◆ Prompt
Return, without pictures, the lines from the start of the data through the one that contains "import seaborn as sns".

◆ Dataset content
** begin **
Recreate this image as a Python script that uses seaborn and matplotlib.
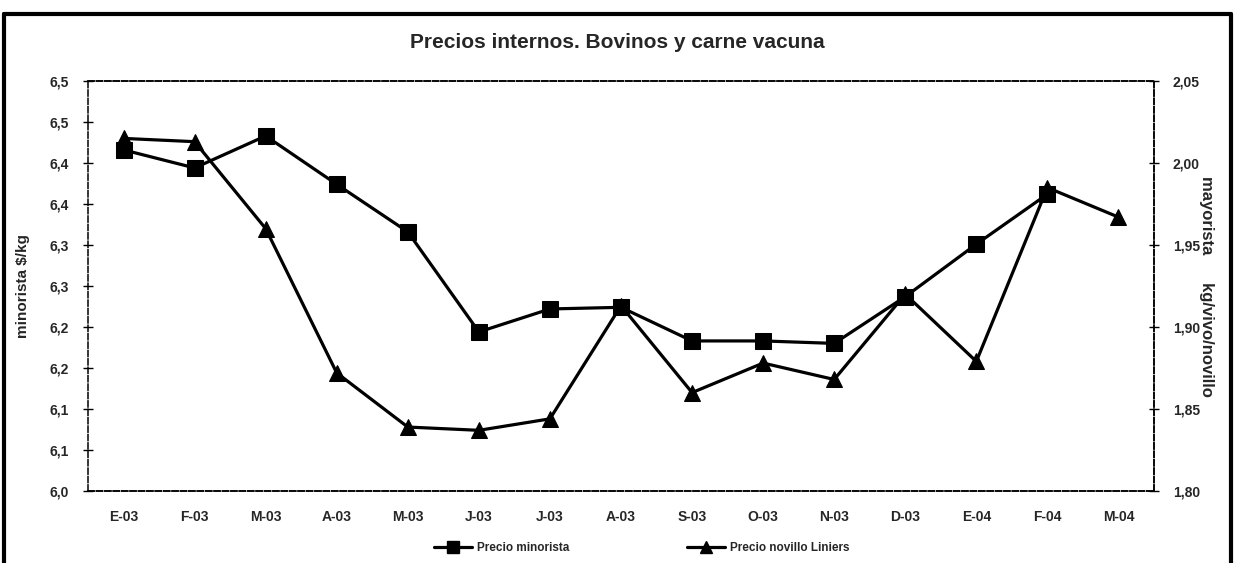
import numpy as np
import pandas as pd
import matplotlib
matplotlib.use("Agg")
import matplotlib.pyplot as plt
from matplotlib.lines import Line2D
import seaborn as sns

meses = ["E-03", "F-03", "M-03", "A-03", "M-03", "J-03", "J-03", "A-03",
         "S-03", "O-03", "N-03", "D-03", "E-04", "F-04", "M-04"]
# precio minorista ($/kg), no hay dato para M-04
minorista = [6.416, 6.394, 6.433, 6.374, 6.316, 6.194, 6.222, 6.224,
             6.183, 6.183, 6.180, 6.237, 6.301, 6.362, np.nan]
# precio novillo Liniers ($/kg vivo)
novillo = [2.015, 2.013, 1.960, 1.872, 1.839, 1.837, 1.844, 1.913,
           1.860, 1.878, 1.868, 1.920, 1.879, 1.985, 1.967]
izq_ticks = [6.00, 6.05, 6.10, 6.15, 6.20, 6.25, 6.30, 6.35, 6.40, 6.45, 6.50]
izq_labels = ["6,0", "6,1", "6,1", "6,2", "6,2", "6,3", "6,3", "6,4", "6,4", "6,5", "6,5"]
der_ticks = [1.80, 1.85, 1.90, 1.95, 2.00, 2.05]
der_labels = ["1,80", "1,85", "1,90", "1,95", "2,00", "2,05"]

df = pd.DataFrame({"x": np.arange(len(meses)), "minorista": minorista, "novillo": novillo})

sns.set_style("white")
plt.rcParams['font.family'] = ['Liberation Sans', 'DejaVu Sans']
plt.rcParams['font.weight'] = 'bold'

fig = plt.figure(figsize=(12.34, 5.63), dpi=100)
ax = fig.add_axes([88/1234, 1-491/563, (1154-88)/1234, (491-81)/563])
ax2 = ax.twinx()

sns.lineplot(data=df, x="x", y="minorista", ax=ax, color="black", lw=2.3,
             marker="s", markersize=12, markeredgecolor="black")
sns.lineplot(data=df, x="x", y="novillo", ax=ax2, color="black", lw=2.3,
             marker="^", markersize=12, markeredgecolor="black")

ax.set_xlim(-0.5, len(meses) - 0.5)
ax.set_ylim(6.0, 6.5)
ax2.set_ylim(1.80, 2.05)

ax.set_xticks(np.arange(-0.5, len(meses), 1))
ax.set_xticklabels([])
ax.set_xticks(np.arange(len(meses)), minor=True)
ax.set_xticklabels(meses, minor=True, fontsize=10, fontweight="bold")
ax.tick_params(axis="x", which="major", direction="out", length=4, width=1, color="black")
ax.tick_params(axis="x", which="minor", length=0, pad=14)

ax.set_yticks(izq_ticks)
ax.set_yticklabels(izq_labels, fontsize=10, fontweight="bold")
ax.tick_params(axis="y", direction="inout", length=7, width=1, color="black", pad=10)
ax2.set_yticks(der_ticks)
ax2.set_yticklabels(der_labels, fontsize=10, fontweight="bold")
ax2.tick_params(axis="y", direction="inout", length=7, width=1, color="black", pad=10)

ax.set_xlabel("")
ax.set_ylabel("minorista $/kg", fontsize=11, fontweight="bold", labelpad=14)
ax2.set_ylabel("mayorista      kg/vivo/novillo", fontsize=12, fontweight="bold",
               rotation=270, labelpad=10)

for a in (ax, ax2):
    for s in a.spines.values():
        s.set_color("black")
        s.set_linewidth(1.1)
        s.set_linestyle((0, (4, 1.5)))
ax2.spines["left"].set_visible(False)

fig.text(0.5, 1-43/563, "Precios internos. Bovinos y carne vacuna",
         ha="center", va="center", fontsize=15, fontweight="bold")

handles = [Line2D([], [], color="black", lw=2.3, marker="s", markersize=9),
           Line2D([], [], color="black", lw=2.3, marker="^", markersize=9)]
fig.legend(handles, ["Precio minorista", "Precio novillo Liniers"],
           loc="center", bbox_to_anchor=(0.52, 1-548/563), ncol=2, frameon=False,
           fontsize=8.5, handlelength=3.2, columnspacing=10, handletextpad=0.4)

# marco exterior
marco = dict(color="black", lw=3, transform=fig.transFigure, clip_on=False)
fig.add_artist(Line2D([4/1234, 4/1234], [0, 1-14/563], **marco))
fig.add_artist(Line2D([4/1234, 1231/1234], [1-14/563, 1-14/563], **marco))
fig.add_artist(Line2D([1231/1234, 1231/1234], [0, 1-14/563], **marco))

fig.savefig("out.png", dpi=100)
** end **
◆ Task response
Recreate this image as a Python script that uses seaborn and matplotlib.
import numpy as np
import pandas as pd
import matplotlib
matplotlib.use("Agg")
import matplotlib.pyplot as plt
from matplotlib.lines import Line2D
import seaborn as sns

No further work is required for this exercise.